On a December evening in 2025, the Zócalo—Mexico City’s vast central square—flared into seasonal life as Clara Brugada, head of the city’s government, inaugurated the Luces de Invierno festival. The event, now a fixture in the capital’s holiday calendar, transformed the historic plaza into a theatre of light, sound, and shared ritual. Free and open to the public, the festival draws thousands of residents and visitors into a space that has long mediated the country’s political and cultural narratives.
The Zócalo has served many roles: imperial ceremonial ground, colonial cathedral forecourt, revolutionary forum. Today, it is increasingly deployed as a stage for cultural diplomacy and urban placemaking. The Luces de Invierno festival exemplifies this shift. Through light installations, concerts, and theatrical performances rooted in Mexican traditions—some drawing on indigenous motifs—it recasts the square as a site not only of spectacle but of inclusive civic identity.
This year’s programming underscores that ambition.

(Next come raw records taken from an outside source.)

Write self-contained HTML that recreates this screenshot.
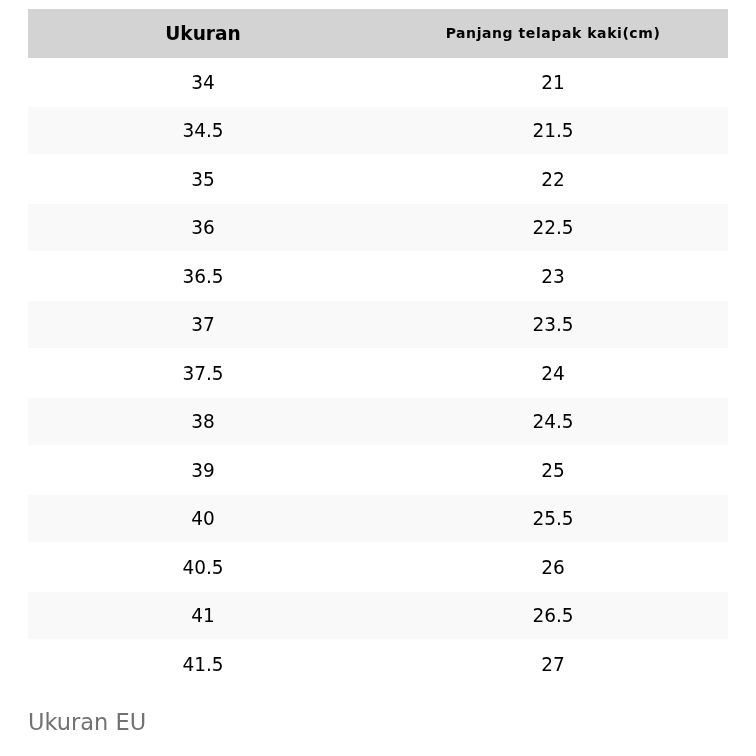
<!DOCTYPE html>
<html><head><meta charset="utf-8"><title>Ukuran</title>
<style>
html,body{margin:0;padding:0;background:#fff;}
body{width:756px;height:756px;position:relative;overflow:hidden;font-family:"DejaVu Sans","Liberation Sans",sans-serif;color:#000;}
.r{position:absolute;left:28px;width:700px;}
.c{position:absolute;width:350px;height:48.5px;line-height:48.5px;text-align:center;font-size:18.5px;white-space:nowrap;}
.c1{left:0}.c2{left:350px}
.c span{display:inline-block;transform:translateY(0.9px) scaleY(1.08);}
.h{background:#d3d3d3;font-weight:bold;}
.h .c1{font-size:18.6px}
.h .c2{font-size:14px;letter-spacing:0.57px}
.g{background:#f9f9f9;}
.cap{position:absolute;left:28px;top:706px;font-size:22.5px;line-height:32px;color:#727272;white-space:nowrap;}
</style></head><body>
<div class="r h" style="top:9.3px;height:48.5px"><div class="c c1" style="top:1px">Ukuran</div><div class="c c2" style="top:0">Panjang telapak kaki(cm)</div></div>
<div class="r" style="top:57.8px;height:48.5px"><div class="c c1" style="top:0px"><span>34</span></div><div class="c c2" style="top:0px"><span>21</span></div></div>
<div class="r g" style="top:107px;height:47px"><div class="c c1" style="top:-0.7px"><span>34.5</span></div><div class="c c2" style="top:-0.7px"><span>21.5</span></div></div>
<div class="r" style="top:154.8px;height:48.5px"><div class="c c1" style="top:0px"><span>35</span></div><div class="c c2" style="top:0px"><span>22</span></div></div>
<div class="r g" style="top:204px;height:47px"><div class="c c1" style="top:-0.7px"><span>36</span></div><div class="c c2" style="top:-0.7px"><span>22.5</span></div></div>
<div class="r" style="top:251.8px;height:48.5px"><div class="c c1" style="top:0px"><span>36.5</span></div><div class="c c2" style="top:0px"><span>23</span></div></div>
<div class="r g" style="top:301px;height:47px"><div class="c c1" style="top:-0.7px"><span>37</span></div><div class="c c2" style="top:-0.7px"><span>23.5</span></div></div>
<div class="r" style="top:348.8px;height:48.5px"><div class="c c1" style="top:0px"><span>37.5</span></div><div class="c c2" style="top:0px"><span>24</span></div></div>
<div class="r g" style="top:398px;height:47px"><div class="c c1" style="top:-0.7px"><span>38</span></div><div class="c c2" style="top:-0.7px"><span>24.5</span></div></div>
<div class="r" style="top:445.8px;height:48.5px"><div class="c c1" style="top:0px"><span>39</span></div><div class="c c2" style="top:0px"><span>25</span></div></div>
<div class="r g" style="top:495px;height:47px"><div class="c c1" style="top:-0.7px"><span>40</span></div><div class="c c2" style="top:-0.7px"><span>25.5</span></div></div>
<div class="r" style="top:542.8px;height:48.5px"><div class="c c1" style="top:0px"><span>40.5</span></div><div class="c c2" style="top:0px"><span>26</span></div></div>
<div class="r g" style="top:592px;height:47px"><div class="c c1" style="top:-0.7px"><span>41</span></div><div class="c c2" style="top:-0.7px"><span>26.5</span></div></div>
<div class="r" style="top:639.8px;height:48.5px"><div class="c c1" style="top:0px"><span>41.5</span></div><div class="c c2" style="top:0px"><span>27</span></div></div>
<div class="cap">Ukuran EU</div>
</body></html>
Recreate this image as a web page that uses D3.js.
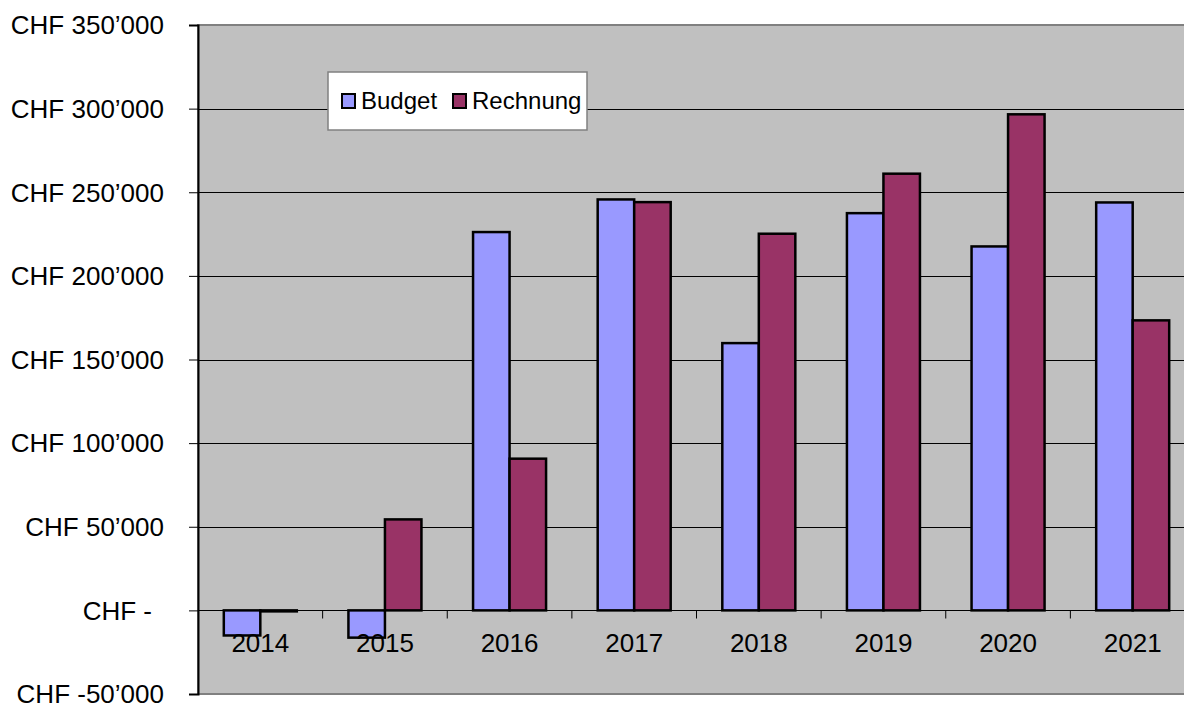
<!DOCTYPE html>
<html>
<head>
<meta charset="utf-8">
<script src="https://cdn.jsdelivr.net/npm/d3@7"></script>
<style>
  body { margin: 0; background: #fff; }
  svg { display: block; font-family: "Liberation Sans", Arial, sans-serif; }
</style>
</head>
<body>
<svg id="chart" width="1184" height="705"></svg>
<script>
// values
var years = ["2014", "2015", "2016", "2017", "2018", "2019", "2020", "2021"];
var budget = [-15000, -16300, 226200, 245700, 159800, 237500, 217600, 243900];
var rechnung = [-600, 54400, 90700, 244100, 225200, 261100, 296600, 173400];
var seriesNames = ["Budget", "Rechnung"];
var seriesColors = ["#9999ff", "#993366"];
var yTicks = [-50000, 0, 50000, 100000, 150000, 200000, 250000, 300000, 350000];

var svg = d3.select("#chart");

// plot area edges (note: "top" is taken by window.top)
var plotL = 198, plotT = 25, plotR = 1195, plotB = 694;

var x = d3.scaleBand().domain(years).range([plotL, plotR]).paddingInner(0).paddingOuter(0);
var sub = d3.scaleBand().domain(seriesNames).range([0, x.bandwidth()]).paddingInner(0).paddingOuter(0.707);
var y = d3.scaleLinear().domain([-50000, 350000]).range([plotB, plotT]);

function chf(v) {
  if (v === 0) return "CHF -";
  return "CHF " + d3.format(",")(v).replace(/,/g, "\u2019").replace("\u2212", "-");
}

// plot area
svg.append("rect")
  .attr("x", plotL).attr("y", plotT)
  .attr("width", plotR - plotL).attr("height", plotB - plotT)
  .attr("fill", "#c0c0c0")
  .attr("stroke", "#808080")
  .attr("stroke-width", 2);

// gridlines
svg.append("g")
  .selectAll("line")
  .data(yTicks.filter(d => d > -50000 && d < 350000))
  .enter().append("line")
  .attr("x1", plotL).attr("x2", plotR)
  .attr("y1", d => Math.round(y(d)) + 0.5).attr("y2", d => Math.round(y(d)) + 0.5)
  .attr("stroke", "#000")
  .attr("stroke-width", 1);

// y axis
var yAxis = svg.append("g")
  .attr("transform", `translate(${plotL},0)`)
  .call(d3.axisLeft(y).tickValues(yTicks).tickFormat(chf).tickSize(9).tickPadding(25));
yAxis.select(".domain").attr("stroke", "#000").attr("stroke-width", 2);
yAxis.selectAll(".tick line").attr("stroke", "#000");
yAxis.selectAll(".tick text")
  .attr("font-size", 26)
  .attr("fill", "#000")
  .attr("font-family", "Liberation Sans, Arial, sans-serif")
  .attr("x", d => d === 0 ? -46 : -34)
  .attr("dy", "0.34em");

// bars
var groups = svg.append("g")
  .selectAll("g")
  .data(years)
  .enter().append("g")
  .attr("transform", d => `translate(${x(d)},0)`);

groups.selectAll("rect")
  .data((d, i) => [
    { name: "Budget", value: budget[i] },
    { name: "Rechnung", value: rechnung[i] }
  ])
  .enter().append("rect")
  .attr("x", d => sub(d.name))
  .attr("width", sub.bandwidth())
  .attr("y", d => y(Math.max(0, d.value)))
  .attr("height", d => Math.abs(y(d.value) - y(0)))
  .attr("fill", (d, i) => seriesColors[i])
  .attr("stroke", "#000")
  .attr("stroke-width", 2.5);

// x axis at zero
var xAxis = svg.append("g")
  .attr("transform", `translate(0,${Math.round(y(0)) + 0.5})`);
xAxis.append("line")
  .attr("x1", plotL).attr("x2", plotR)
  .attr("stroke", "#000");
xAxis.selectAll(".tk")
  .data(years.slice(1))
  .enter().append("line")
  .attr("class", "tk")
  .attr("x1", d => x(d)).attr("x2", d => x(d))
  .attr("y1", 0).attr("y2", 8)
  .attr("stroke", "#000");
xAxis.selectAll("text")
  .data(years)
  .enter().append("text")
  .attr("x", d => x(d) + x.bandwidth() / 2)
  .attr("y", 41)
  .attr("text-anchor", "middle")
  .attr("font-size", 26)
  .attr("fill", "#000")
  .text(d => d);

// legend
var legend = svg.append("g").attr("transform", "translate(328,72)");
legend.append("rect")
  .attr("width", 259).attr("height", 58)
  .attr("fill", "#fff")
  .attr("stroke", "#808080")
  .attr("stroke-width", 1.5);
var items = legend.selectAll(".item")
  .data(seriesNames)
  .enter().append("g")
  .attr("class", "item")
  .attr("transform", (d, i) => `translate(${i === 0 ? 14 : 125},0)`);
items.append("rect")
  .attr("x", 0).attr("y", 22)
  .attr("width", 13).attr("height", 14)
  .attr("fill", (d, i) => seriesColors[i])
  .attr("stroke", "#000")
  .attr("stroke-width", 2);
items.append("text")
  .attr("x", 19).attr("y", 37)
  .attr("font-size", 24)
  .attr("fill", "#000")
  .text(d => d);
</script>
</body>
</html>
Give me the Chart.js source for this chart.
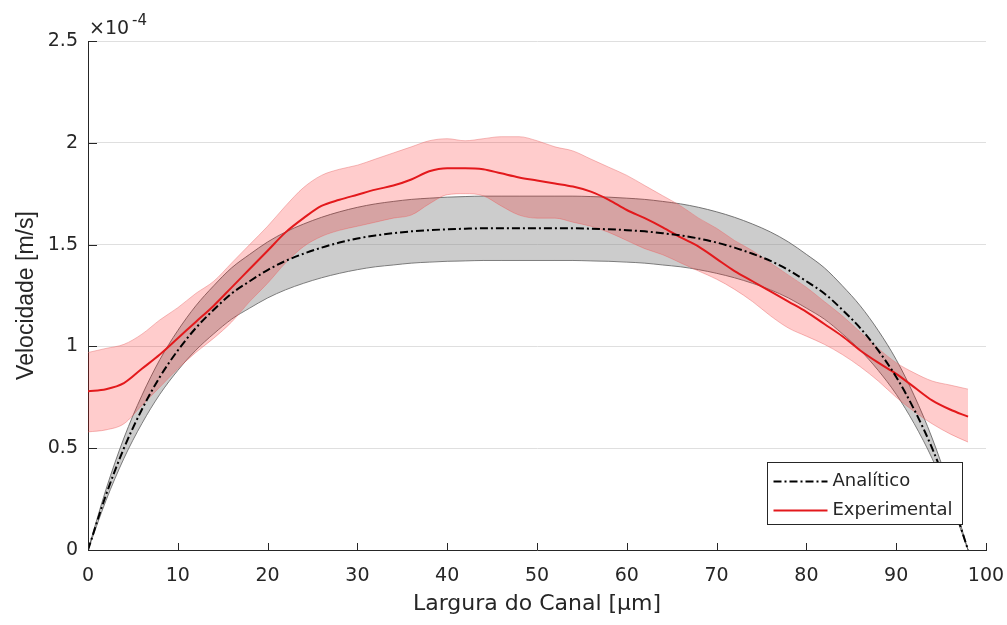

Traditional music and family-oriented performances blend with visual displays that reinterpret popular customs. In doing so, the festival reflects a broader strategy by local authorities to democratize access to culture through high-visibility events in public space. The Zócalo’s centrality—both geographic and symbolic—makes it an ideal venue for such efforts. Its sheer scale accommodates crowds without charge or barrier, reinforcing the idea of culture not as commodity but as commons.
The Zócalo is increasingly deployed as a stage for cultural diplomacy and urban placemaking.
Yet the success of Luces de Invierno also surfaces tensions. Seasonal events of this magnitude place strain on infrastructure and complicate preservation efforts in a UNESCO World Heritage site. Crowd control during peak holiday periods remains a logistical challenge. Moreover, the concentration of cultural programming in the city centre risks overshadowing year-round initiatives in less visible boroughs. While the lights dazzle, questions linger about balance and sustainability.
Still, the timing of the festival—aligned with wider Latin American traditions of public festivity during December—anchors it within a regional ethos of collective celebration. In this context, Luces de Invierno functions as both civic ritual and soft-power instrument. It projects an image of Mexico City not only as a megacity but as a metropolis with robust public cultural infrastructure and an ethos of accessibility.
As urban centres around the world grapple with how to animate public space meaningfully, Mexico City offers one model: a luminous convergence of tradition, performance, and civic presence. The Zócalo remains not just a backdrop but an active participant in this choreography—a plaza where history flickers alongside contemporary aspiration.